Anything But Great

In the late 17th century, times were tough in Scotland.  The Stuarts, the Scots’ royal family, had been tossed off the throne of England for a second time, and the country had been excluded from the burgeoning English system of international trade regulated by the Navigation Acts.  Even the climate was more miserable than usual: these were the worst years of northern Europe’s “little ice age.”

In an attempt to try to improve its economy and its international position, the Scottish government formed a trading company like the English had established in the East Indies and North America.  Its purpose was to establish a colony and commercial center in Darien, on the Pacific coast of the isthmus of Panama.  “The idea attracted immense enthusiasm among all classes in Scotland,” wrote T.O. Lloyd, “and led to disaster.”  It was an economic disaster and a strategic failure.  “[T]he Spanish first watched it carefully to see that it showed no sign of succeeding and eventually in 1700 they captured it.”  The loss was “perhaps as much as half the floating capital of Scotland.”

At least for appearance’ sake, the Scots blamed the English for the collapse of their one and only attempt at independent colonization – that is, competing in an era of rapid globalization – but in fact, they took the lesson to heart.  One of the terms of the 1707 Acts of Union with England was that the Darien investors would be repaid, but the more important, if informal, deal was that the Scots would become full partners in the British empire.  “[T]he effect was to give eighteenth- and nineteenth-century Scotsmen opportunities…that had previously been closed to them,” observed Lloyd.  “And these opportunities were very considerable…at the time people saw [the empire] as the largest area of unrestricted trade in the world.”  Many of these opportunities lay in America. The Colonies’ rapid growth in the 18th century owed much to enterprising Scots immigrants, who numbered among the most vociferous advocates of the prospects for empire in North America; Benjamin Franklin swiped a good part of his best imperial propaganda from Cadwallader Colden, a Scotsman born in Ireland who came to Philadelphia in 1710.

In sum, simply being a member in good standing of the British empire has made Scotland and Scots richer, freer, and safer than they were, would have been, or, quite possibly will be on their own.  Since the English themselves no longer seem to be very British, neither Prime Minister David Cameron nor the hapless “Better Together” campaign have been bold enough to remind voters in Thursday referendum of Scotland’s previous and unfulfilling experiences of independence.

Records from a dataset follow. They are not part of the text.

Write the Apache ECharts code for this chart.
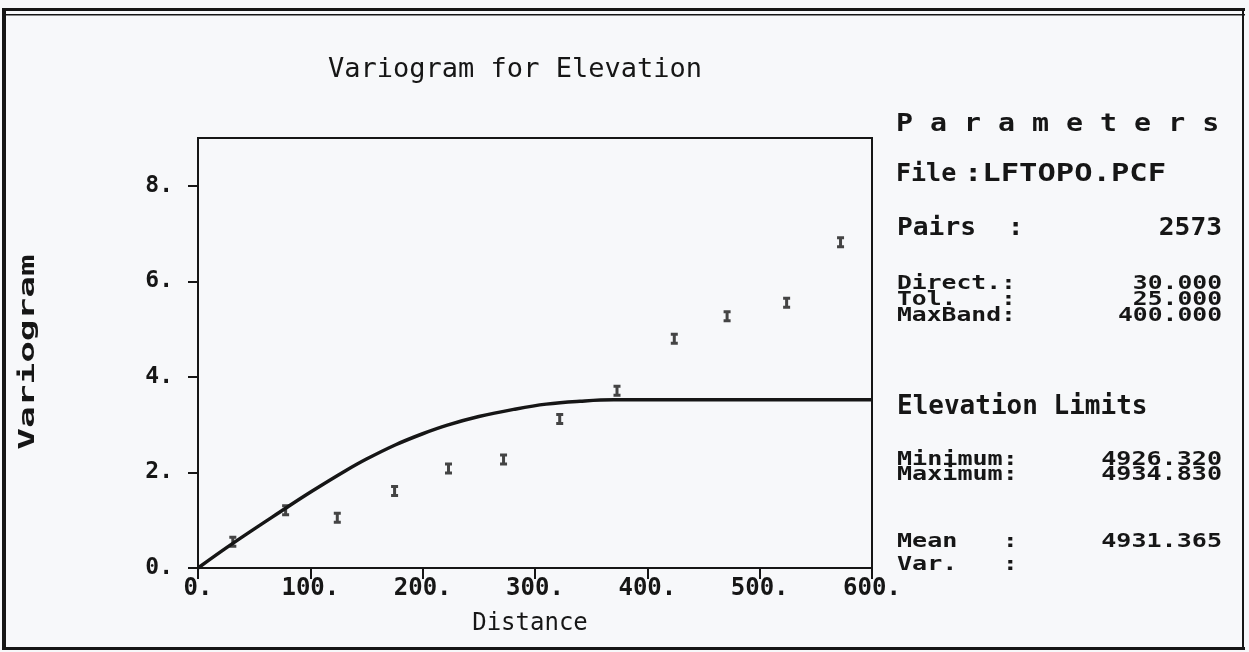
<!DOCTYPE html>
<html>
<head>
<meta charset="utf-8">
<title>Variogram for Elevation</title>
<script src="https://cdn.jsdelivr.net/npm/echarts@6/dist/echarts.min.js"></script>
<style>
  html, body { margin: 0; padding: 0; background: #f7f8fa; }
  #main { width: 1249px; height: 652px; }
</style>
</head>
<body>
<div id="main"></div>
<script>
// experimental variogram (lag distance / semivariance)
var lagDist = [31, 78, 124, 175, 223, 272, 322, 373, 424, 471, 524, 572];
var gamma = [0.55, 1.21, 1.05, 1.61, 2.08, 2.27, 3.12, 3.71, 4.80, 5.27, 5.55, 6.82];

// fitted model curve
var modelDist = [0, 30, 78, 101, 131, 150, 176, 200, 222, 250, 281, 310, 340, 370, 400, 600];
var modelGamma = [0, 0.50, 1.25, 1.60, 2.03, 2.28, 2.58, 2.81, 2.99, 3.17, 3.32, 3.43, 3.49, 3.52, 3.52, 3.52];

var xTicks = [0, 100, 200, 300, 400, 500, 600];
var yTicks = [0, 2, 4, 6, 8];

// parameter panel
var paramRows = [
  ['Pairs  :', '2573'],
  ['Direct.:', '30.000'],
  ['Tol.   :', '25.000'],
  ['MaxBand:', '400.000'],
  ['Minimum:', '4926.320'],
  ['Maximum:', '4934.830'],
  ['Mean   :', '4931.365'],
  ['Var.   :', '']
];

var FONT = '"DejaVu Sans Mono", "Liberation Mono", monospace';
var INK = '#161616';

function txt(x, y, text, size, sx, align, weight) {
  return {
    type: 'text', x: x, y: y, scaleX: sx || 1, silent: true,
    style: {
      text: text, fontFamily: FONT, fontSize: size,
      fontWeight: weight || 'bold', fill: INK,
      align: align || 'left', verticalAlign: 'middle'
    }
  };
}

var myChart = echarts.init(document.getElementById('main'));

// y position of each panel row (Pairs .. Var.)
var rowY = [228, 284, 300, 316, 460, 475, 542, 565];
var rowSize = [25, 19, 19, 19, 19, 19, 19, 19];
var rowScale = [1.05, 1.3, 1.3, 1.3, 1.32, 1.32, 1.32, 1.32];

var graphics = [
  // page frame
  { type: 'rect', silent: true, shape: { x: 2, y: 8, width: 4, height: 642 }, style: { fill: INK } },
  { type: 'rect', silent: true, shape: { x: 2, y: 8, width: 1243, height: 3 }, style: { fill: INK } },
  { type: 'rect', silent: true, shape: { x: 2, y: 14, width: 1243, height: 1.5 }, style: { fill: INK } },
  { type: 'rect', silent: true, shape: { x: 1242, y: 8, width: 2, height: 642 }, style: { fill: INK } },
  { type: 'rect', silent: true, shape: { x: 2, y: 647, width: 1243, height: 3 }, style: { fill: INK } },
  // titles
  txt(515, 70, 'Variogram for Elevation', 27, 1, 'center', 'normal'),
  { type: 'text', x: 28, y: 352, rotation: Math.PI / 2, scaleX: 1.64, silent: true,
    style: { text: 'Variogram', fontFamily: FONT, fontSize: 22, fontWeight: 'bold',
             fill: INK, align: 'center', verticalAlign: 'middle' } },
  txt(896, 124, 'P a r a m e t e r s', 25, 1.13),
  txt(896, 174, 'File', 25, 1.0),
  txt(964, 174, ':LFTOPO.PCF', 25, 1.22),
  txt(897, 407, 'Elevation Limits', 26, 1)
];
for (var i = 0; i < paramRows.length; i++) {
  graphics.push(txt(897, rowY[i], paramRows[i][0], rowSize[i], rowScale[i]));
  if (paramRows[i][1]) {
    graphics.push(txt(1222, rowY[i], paramRows[i][1], rowSize[i], rowScale[i], 'right'));
  }
}

var option = {
  backgroundColor: '#f7f8fa',
  animation: false,
  grid: {
    left: 198, right: 377, top: 138, bottom: 84,
    show: true, borderColor: INK, borderWidth: 2, backgroundColor: 'transparent'
  },
  xAxis: {
    type: 'value', min: 0, max: 600, interval: 100,
    name: 'Distance', nameLocation: 'middle', nameGap: 44,
    nameTextStyle: { fontFamily: FONT, fontSize: 24, color: INK, padding: [0, 10, 0, 0] },
    axisLine: { lineStyle: { color: INK, width: 2 } },
    axisTick: { show: true, length: 11, lineStyle: { color: INK, width: 2 } },
    axisLabel: {
      margin: 9, fontFamily: FONT, fontSize: 24, fontWeight: 'bold', color: INK,
      formatter: function (v) { return v + '.'; }
    },
    splitLine: { show: false }
  },
  yAxis: {
    type: 'value', min: 0, max: 9, interval: 2,
    axisLine: { show: true, lineStyle: { color: INK, width: 2 } },
    axisTick: { show: true, length: 10, customValues: yTicks, lineStyle: { color: INK, width: 2 } },
    axisLabel: {
      margin: 25, fontFamily: FONT, fontSize: 23, fontWeight: 'bold', color: INK,
      customValues: yTicks,
      formatter: function (v) { return v + '.'; }
    },
    splitLine: { show: false }
  },
  graphic: graphics,
  series: [
    {
      name: 'model', type: 'line', smooth: 0.4, symbol: 'none',
      lineStyle: { color: INK, width: 3.5 },
      data: modelDist.map(function (d, i) { return [d, modelGamma[i]]; }),
      z: 2
    },
    {
      name: 'variogram', type: 'scatter',
      symbol: 'path://M0,0H7V3H5V9H7V12H0V9H2V3H0Z', symbolSize: [7, 12],
      itemStyle: { color: INK },
      data: lagDist.map(function (d, i) { return [d, gamma[i]]; }),
      z: 3
    }
  ]
};

myChart.setOption(option);
</script>
</body>
</html>
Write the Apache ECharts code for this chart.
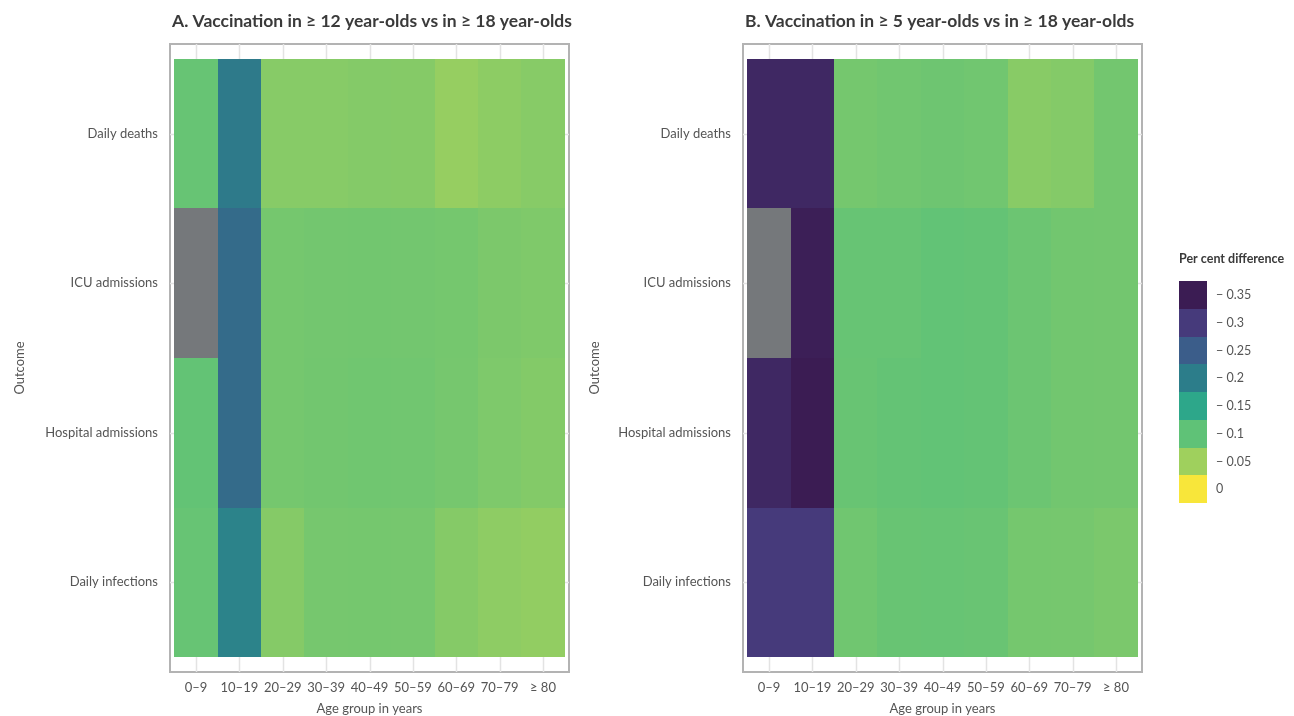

Likewise the American press is indulging itself in an exhilarating “Braveheart” moment, and quivers in hopes that the Catalans or Basques might be next.  But just as the building of the British imperial union was foundation and precursor to an American one, so might the unraveling be a similar foreshadowing.  Today Britain seems to harbor the desire to be anything but great – as, increasingly, does Barack Obama’s America.